** Start INPUT DATA **

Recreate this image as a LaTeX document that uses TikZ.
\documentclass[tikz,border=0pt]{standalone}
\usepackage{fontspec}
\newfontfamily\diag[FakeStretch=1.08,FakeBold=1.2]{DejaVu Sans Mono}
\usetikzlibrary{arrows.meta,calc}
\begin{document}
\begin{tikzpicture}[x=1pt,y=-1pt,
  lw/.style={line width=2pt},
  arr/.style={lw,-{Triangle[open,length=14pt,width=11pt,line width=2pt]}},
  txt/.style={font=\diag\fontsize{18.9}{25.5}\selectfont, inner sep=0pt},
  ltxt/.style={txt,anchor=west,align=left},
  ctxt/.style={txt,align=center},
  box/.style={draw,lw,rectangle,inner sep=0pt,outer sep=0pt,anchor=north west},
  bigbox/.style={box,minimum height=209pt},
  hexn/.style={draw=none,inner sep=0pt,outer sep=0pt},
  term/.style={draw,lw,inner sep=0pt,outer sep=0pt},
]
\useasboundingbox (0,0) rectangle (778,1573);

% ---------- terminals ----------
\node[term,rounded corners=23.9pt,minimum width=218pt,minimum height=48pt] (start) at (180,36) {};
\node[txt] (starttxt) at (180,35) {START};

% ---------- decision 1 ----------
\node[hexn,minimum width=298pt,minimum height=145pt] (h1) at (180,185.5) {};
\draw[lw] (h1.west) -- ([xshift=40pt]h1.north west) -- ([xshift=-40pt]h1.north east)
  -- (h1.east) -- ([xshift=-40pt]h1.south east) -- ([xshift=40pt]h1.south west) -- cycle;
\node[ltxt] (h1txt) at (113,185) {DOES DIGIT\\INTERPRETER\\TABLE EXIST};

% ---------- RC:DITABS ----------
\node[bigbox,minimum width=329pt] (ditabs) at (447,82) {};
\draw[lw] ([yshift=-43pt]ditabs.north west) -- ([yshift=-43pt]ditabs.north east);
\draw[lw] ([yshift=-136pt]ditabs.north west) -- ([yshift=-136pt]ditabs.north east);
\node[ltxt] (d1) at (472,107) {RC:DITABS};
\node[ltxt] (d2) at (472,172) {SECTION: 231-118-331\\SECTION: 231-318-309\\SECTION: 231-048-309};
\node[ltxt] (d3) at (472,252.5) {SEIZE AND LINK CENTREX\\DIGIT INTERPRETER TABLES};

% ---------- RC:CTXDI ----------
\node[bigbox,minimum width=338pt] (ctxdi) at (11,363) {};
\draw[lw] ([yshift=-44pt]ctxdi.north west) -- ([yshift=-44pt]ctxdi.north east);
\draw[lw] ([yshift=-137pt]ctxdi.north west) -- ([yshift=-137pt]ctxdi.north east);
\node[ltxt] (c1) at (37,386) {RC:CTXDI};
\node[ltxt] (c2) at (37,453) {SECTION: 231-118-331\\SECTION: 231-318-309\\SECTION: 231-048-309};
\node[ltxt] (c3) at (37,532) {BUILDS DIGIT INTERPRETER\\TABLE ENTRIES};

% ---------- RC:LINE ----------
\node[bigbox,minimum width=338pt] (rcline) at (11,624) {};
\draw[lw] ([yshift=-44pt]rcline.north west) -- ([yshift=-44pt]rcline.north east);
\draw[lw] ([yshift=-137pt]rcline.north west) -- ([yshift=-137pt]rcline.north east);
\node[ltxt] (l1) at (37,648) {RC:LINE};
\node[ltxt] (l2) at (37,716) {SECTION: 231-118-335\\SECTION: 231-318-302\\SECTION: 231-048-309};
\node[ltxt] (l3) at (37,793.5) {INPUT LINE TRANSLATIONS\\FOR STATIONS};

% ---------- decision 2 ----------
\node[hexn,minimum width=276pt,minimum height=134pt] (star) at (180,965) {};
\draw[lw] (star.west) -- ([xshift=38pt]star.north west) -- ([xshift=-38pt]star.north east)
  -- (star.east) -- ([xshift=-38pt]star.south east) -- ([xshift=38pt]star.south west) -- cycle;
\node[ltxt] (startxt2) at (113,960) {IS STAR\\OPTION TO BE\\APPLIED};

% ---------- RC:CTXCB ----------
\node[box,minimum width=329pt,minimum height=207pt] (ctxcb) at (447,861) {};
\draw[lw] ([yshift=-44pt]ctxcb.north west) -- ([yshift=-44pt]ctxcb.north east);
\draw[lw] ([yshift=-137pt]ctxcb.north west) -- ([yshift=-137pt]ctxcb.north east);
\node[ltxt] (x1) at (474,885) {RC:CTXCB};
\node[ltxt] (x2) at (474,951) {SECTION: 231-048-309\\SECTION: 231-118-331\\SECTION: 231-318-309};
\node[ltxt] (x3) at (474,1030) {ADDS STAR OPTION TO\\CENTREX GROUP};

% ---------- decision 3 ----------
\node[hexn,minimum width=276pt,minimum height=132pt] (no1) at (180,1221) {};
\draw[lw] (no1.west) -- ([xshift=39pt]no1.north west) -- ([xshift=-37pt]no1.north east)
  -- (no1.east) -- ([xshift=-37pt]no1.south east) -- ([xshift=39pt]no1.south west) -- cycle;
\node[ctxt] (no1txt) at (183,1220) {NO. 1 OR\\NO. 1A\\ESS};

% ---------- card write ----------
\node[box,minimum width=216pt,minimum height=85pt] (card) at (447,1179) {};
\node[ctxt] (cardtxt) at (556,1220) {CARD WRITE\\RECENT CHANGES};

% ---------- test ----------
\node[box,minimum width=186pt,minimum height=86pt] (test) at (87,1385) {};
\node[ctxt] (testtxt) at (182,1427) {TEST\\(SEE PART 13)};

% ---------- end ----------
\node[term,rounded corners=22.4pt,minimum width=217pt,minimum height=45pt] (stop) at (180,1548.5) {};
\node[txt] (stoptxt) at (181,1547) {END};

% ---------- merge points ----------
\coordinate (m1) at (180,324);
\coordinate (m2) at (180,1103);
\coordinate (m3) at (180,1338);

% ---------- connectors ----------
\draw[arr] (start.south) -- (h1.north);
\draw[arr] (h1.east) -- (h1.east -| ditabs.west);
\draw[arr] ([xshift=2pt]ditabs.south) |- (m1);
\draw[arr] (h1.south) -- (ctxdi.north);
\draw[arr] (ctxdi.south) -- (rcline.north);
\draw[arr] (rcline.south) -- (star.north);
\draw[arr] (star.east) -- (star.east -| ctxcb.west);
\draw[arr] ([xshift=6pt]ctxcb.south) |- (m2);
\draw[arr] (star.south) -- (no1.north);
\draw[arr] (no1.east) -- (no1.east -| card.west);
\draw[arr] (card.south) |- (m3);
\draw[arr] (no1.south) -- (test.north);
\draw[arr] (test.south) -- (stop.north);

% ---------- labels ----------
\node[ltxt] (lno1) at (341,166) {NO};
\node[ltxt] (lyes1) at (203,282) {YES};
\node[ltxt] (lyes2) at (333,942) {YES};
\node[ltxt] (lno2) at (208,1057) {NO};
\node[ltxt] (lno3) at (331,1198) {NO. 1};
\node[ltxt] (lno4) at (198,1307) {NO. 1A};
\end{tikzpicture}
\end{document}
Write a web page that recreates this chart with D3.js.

** End INPUT DATA **

Each line must be given again exactly as written above.

### THE ANSWER
Recreate this image as a LaTeX document that uses TikZ.
\documentclass[tikz,border=0pt]{standalone}
\usepackage{fontspec}
\newfontfamily\diag[FakeStretch=1.08,FakeBold=1.2]{DejaVu Sans Mono}
\usetikzlibrary{arrows.meta,calc}
\begin{document}
\begin{tikzpicture}[x=1pt,y=-1pt,
  lw/.style={line width=2pt},
  arr/.style={lw,-{Triangle[open,length=14pt,width=11pt,line width=2pt]}},
  txt/.style={font=\diag\fontsize{18.9}{25.5}\selectfont, inner sep=0pt},
  ltxt/.style={txt,anchor=west,align=left},
  ctxt/.style={txt,align=center},
  box/.style={draw,lw,rectangle,inner sep=0pt,outer sep=0pt,anchor=north west},
  bigbox/.style={box,minimum height=209pt},
  hexn/.style={draw=none,inner sep=0pt,outer sep=0pt},
  term/.style={draw,lw,inner sep=0pt,outer sep=0pt},
]
\useasboundingbox (0,0) rectangle (778,1573);

% ---------- terminals ----------
\node[term,rounded corners=23.9pt,minimum width=218pt,minimum height=48pt] (start) at (180,36) {};
\node[txt] (starttxt) at (180,35) {START};

% ---------- decision 1 ----------
\node[hexn,minimum width=298pt,minimum height=145pt] (h1) at (180,185.5) {};
\draw[lw] (h1.west) -- ([xshift=40pt]h1.north west) -- ([xshift=-40pt]h1.north east)
  -- (h1.east) -- ([xshift=-40pt]h1.south east) -- ([xshift=40pt]h1.south west) -- cycle;
\node[ltxt] (h1txt) at (113,185) {DOES DIGIT\\INTERPRETER\\TABLE EXIST};

% ---------- RC:DITABS ----------
\node[bigbox,minimum width=329pt] (ditabs) at (447,82) {};
\draw[lw] ([yshift=-43pt]ditabs.north west) -- ([yshift=-43pt]ditabs.north east);
\draw[lw] ([yshift=-136pt]ditabs.north west) -- ([yshift=-136pt]ditabs.north east);
\node[ltxt] (d1) at (472,107) {RC:DITABS};
\node[ltxt] (d2) at (472,172) {SECTION: 231-118-331\\SECTION: 231-318-309\\SECTION: 231-048-309};
\node[ltxt] (d3) at (472,252.5) {SEIZE AND LINK CENTREX\\DIGIT INTERPRETER TABLES};

% ---------- RC:CTXDI ----------
\node[bigbox,minimum width=338pt] (ctxdi) at (11,363) {};
\draw[lw] ([yshift=-44pt]ctxdi.north west) -- ([yshift=-44pt]ctxdi.north east);
\draw[lw] ([yshift=-137pt]ctxdi.north west) -- ([yshift=-137pt]ctxdi.north east);
\node[ltxt] (c1) at (37,386) {RC:CTXDI};
\node[ltxt] (c2) at (37,453) {SECTION: 231-118-331\\SECTION: 231-318-309\\SECTION: 231-048-309};
\node[ltxt] (c3) at (37,532) {BUILDS DIGIT INTERPRETER\\TABLE ENTRIES};

% ---------- RC:LINE ----------
\node[bigbox,minimum width=338pt] (rcline) at (11,624) {};
\draw[lw] ([yshift=-44pt]rcline.north west) -- ([yshift=-44pt]rcline.north east);
\draw[lw] ([yshift=-137pt]rcline.north west) -- ([yshift=-137pt]rcline.north east);
\node[ltxt] (l1) at (37,648) {RC:LINE};
\node[ltxt] (l2) at (37,716) {SECTION: 231-118-335\\SECTION: 231-318-302\\SECTION: 231-048-309};
\node[ltxt] (l3) at (37,793.5) {INPUT LINE TRANSLATIONS\\FOR STATIONS};

% ---------- decision 2 ----------
\node[hexn,minimum width=276pt,minimum height=134pt] (star) at (180,965) {};
\draw[lw] (star.west) -- ([xshift=38pt]star.north west) -- ([xshift=-38pt]star.north east)
  -- (star.east) -- ([xshift=-38pt]star.south east) -- ([xshift=38pt]star.south west) -- cycle;
\node[ltxt] (startxt2) at (113,960) {IS STAR\\OPTION TO BE\\APPLIED};

% ---------- RC:CTXCB ----------
\node[box,minimum width=329pt,minimum height=207pt] (ctxcb) at (447,861) {};
\draw[lw] ([yshift=-44pt]ctxcb.north west) -- ([yshift=-44pt]ctxcb.north east);
\draw[lw] ([yshift=-137pt]ctxcb.north west) -- ([yshift=-137pt]ctxcb.north east);
\node[ltxt] (x1) at (474,885) {RC:CTXCB};
\node[ltxt] (x2) at (474,951) {SECTION: 231-048-309\\SECTION: 231-118-331\\SECTION: 231-318-309};
\node[ltxt] (x3) at (474,1030) {ADDS STAR OPTION TO\\CENTREX GROUP};

% ---------- decision 3 ----------
\node[hexn,minimum width=276pt,minimum height=132pt] (no1) at (180,1221) {};
\draw[lw] (no1.west) -- ([xshift=39pt]no1.north west) -- ([xshift=-37pt]no1.north east)
  -- (no1.east) -- ([xshift=-37pt]no1.south east) -- ([xshift=39pt]no1.south west) -- cycle;
\node[ctxt] (no1txt) at (183,1220) {NO. 1 OR\\NO. 1A\\ESS};

% ---------- card write ----------
\node[box,minimum width=216pt,minimum height=85pt] (card) at (447,1179) {};
\node[ctxt] (cardtxt) at (556,1220) {CARD WRITE\\RECENT CHANGES};

% ---------- test ----------
\node[box,minimum width=186pt,minimum height=86pt] (test) at (87,1385) {};
\node[ctxt] (testtxt) at (182,1427) {TEST\\(SEE PART 13)};

% ---------- end ----------
\node[term,rounded corners=22.4pt,minimum width=217pt,minimum height=45pt] (stop) at (180,1548.5) {};
\node[txt] (stoptxt) at (181,1547) {END};

% ---------- merge points ----------
\coordinate (m1) at (180,324);
\coordinate (m2) at (180,1103);
\coordinate (m3) at (180,1338);

% ---------- connectors ----------
\draw[arr] (start.south) -- (h1.north);
\draw[arr] (h1.east) -- (h1.east -| ditabs.west);
\draw[arr] ([xshift=2pt]ditabs.south) |- (m1);
\draw[arr] (h1.south) -- (ctxdi.north);
\draw[arr] (ctxdi.south) -- (rcline.north);
\draw[arr] (rcline.south) -- (star.north);
\draw[arr] (star.east) -- (star.east -| ctxcb.west);
\draw[arr] ([xshift=6pt]ctxcb.south) |- (m2);
\draw[arr] (star.south) -- (no1.north);
\draw[arr] (no1.east) -- (no1.east -| card.west);
\draw[arr] (card.south) |- (m3);
\draw[arr] (no1.south) -- (test.north);
\draw[arr] (test.south) -- (stop.north);

% ---------- labels ----------
\node[ltxt] (lno1) at (341,166) {NO};
\node[ltxt] (lyes1) at (203,282) {YES};
\node[ltxt] (lyes2) at (333,942) {YES};
\node[ltxt] (lno2) at (208,1057) {NO};
\node[ltxt] (lno3) at (331,1198) {NO. 1};
\node[ltxt] (lno4) at (198,1307) {NO. 1A};
\end{tikzpicture}
\end{document}
Write a web page that recreates this chart with D3.js.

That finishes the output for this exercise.